Японская легенда (F) раскрывает внутреннюю, тематическую структуру нашей масонской легенды, помогая нам распутать клубок, в который запутались нити ее сюжета. Применяя элементарные методы сравнительной фольклористики, можно сравнить эти две легенды и показать, как некоторые моменты путешествия Хирама от жизни к смерти могут легко быть редуцированы к определенным мифологическим темам. Эти темы были затемнены (и почти забыты) в процессе трансформации архаичного и отжившего ритуала в зафиксированную в тексте масонскую легенду. В свою очередь, эта легенда заняла центральное место в «новом», более сложном ритуале. Центральный принцип трансформации ритуала в легенду можно сформулировать так: та часть ритуала, которая осознает себя (т. е. свою цель, мотивацию, ход и порядок совершения и т. д.), теряет это самосознание в легенде. Другими словами, то, что в ритуале совершается в соответствии с определенными хорошо известными общими правилами и следует определенному установленному традицией общему плану (общему в том смысле, что ритуал повторяется всегда, когда это необходимо, и любым, кто имеет право его совершать), в легенде просто происходит — не как элемент повторяющейся модели, но в данном месте, в данное время и с данным человеком, названным по имени. При этом жрец или жертва, участвующие в ритуале, становятся протагонистами сюжета легенды, а на место сознательной субъективности ритуала приходит объективность легенды или сказки, не осознаваемая ее героями.

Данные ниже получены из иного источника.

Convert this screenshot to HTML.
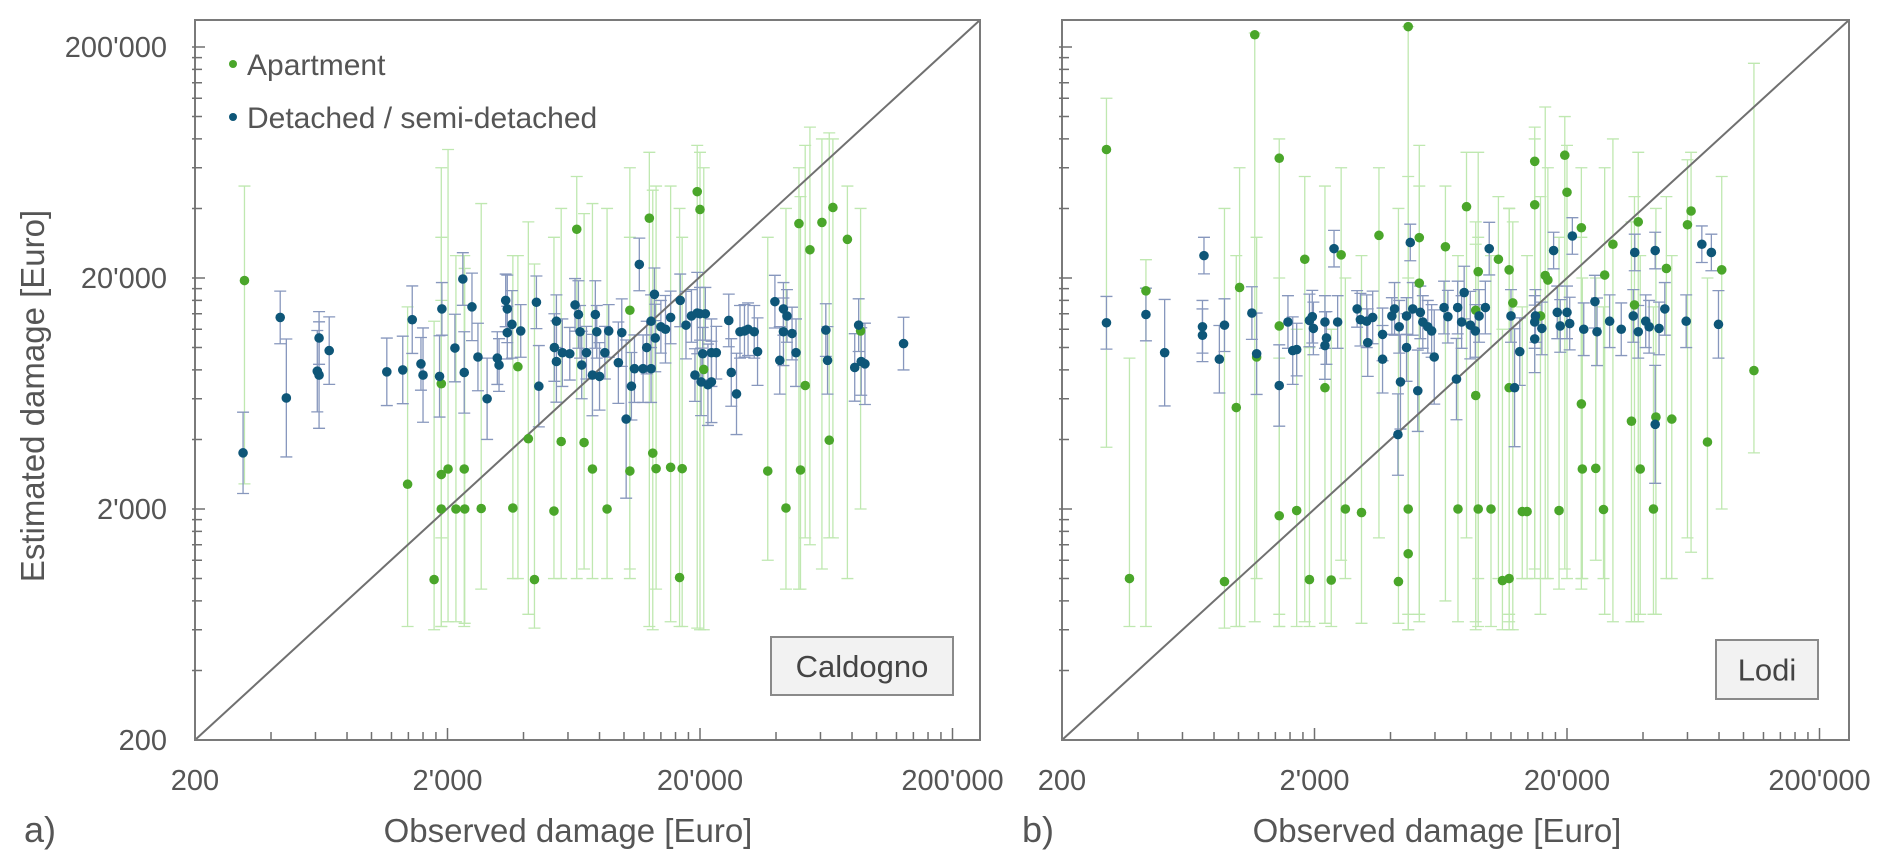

Протагонист сюжета легенды либо не знает о подразумеваемом ритуале, либо знает о нем только частично, и мы можем восстановить связь его отсутствующего или частичного знания с ритуалом через посредство соответствующих тем[576]. Так, в легенде Хирам ничего не знает о жертвоприношении при закладке, хотя оказывается его жертвой. Но он знает Слово. Оно имеет отношение к другой теме и принадлежит к совершенно другому, масонскому Ритуалу, жрецом которого Хирам являлся. То, что советчик не сохранил про себя свое знание о жертвоприношении при закладке здания, стало причиной его смерти — так же как молчание относительно Слова в случае Хирама. Однако в обоих случаях мы имеем дело с одним и тем же ритуальным молчанием [Т(11)], которое в масонской легенде осознается, поскольку уже является частью нового ритуала, и которое представляет собой другую сторону или аспект знания ритуала. Как знание о жертвоприношении при закладке здания в японской легенде, так и знание Слова в масонской являются опасными не только в контексте своих соответственных сюжетов, но и сами по себе, вследствие своего эзотерического характера.
Здесь мы снова встречаемся с мифологическим феноменом амбивалентности или двойственности знания. Как уже было сказано, именно знание Слова [Т(10)] сделало Хирама Мастером Ложи [Т(10) → А(П)], а его молчание о нем убило его [T(11) → A(V),(VI),(VII)]. Его незнание [невинность Т(12) → А(Х)] о жертвоприношении при закладке здания, с одной стороны, маркирует его как принадлежащего другому ритуалу — и тем самым обозначает отвержение им языческого культа Мелькарта [С(XII)]; с другой же — это незнание символизирует то, что он является невинной жертвой этого культа [«перворожденным младенцем мужского пола», «жертвенным агнцем», С(Х11) → А(Х)], а убившие его злодеи объективно (т. е. не зная об этом) играют роль приносящих жертву в этом культе.
575
Я думаю, что Т(3) и Т(4) пересекаются с темой «человеческого жертвоприношения как преступления» [Т(15)] — очень сложной мифологической конструкции, которая сочетает в себе как субъективный, так и объективный момент
576
Знание не является отдельной темой в мировой мифологии, поскольку оно лежит в основе всех остальных тем, служа общим фактором или общим знаменателем почти в каждом мифе. То, что происходит с протагонистом в мифе или легенде в связи со знанием (или его отсутствием или недостатком), и составляет мифологическую тему.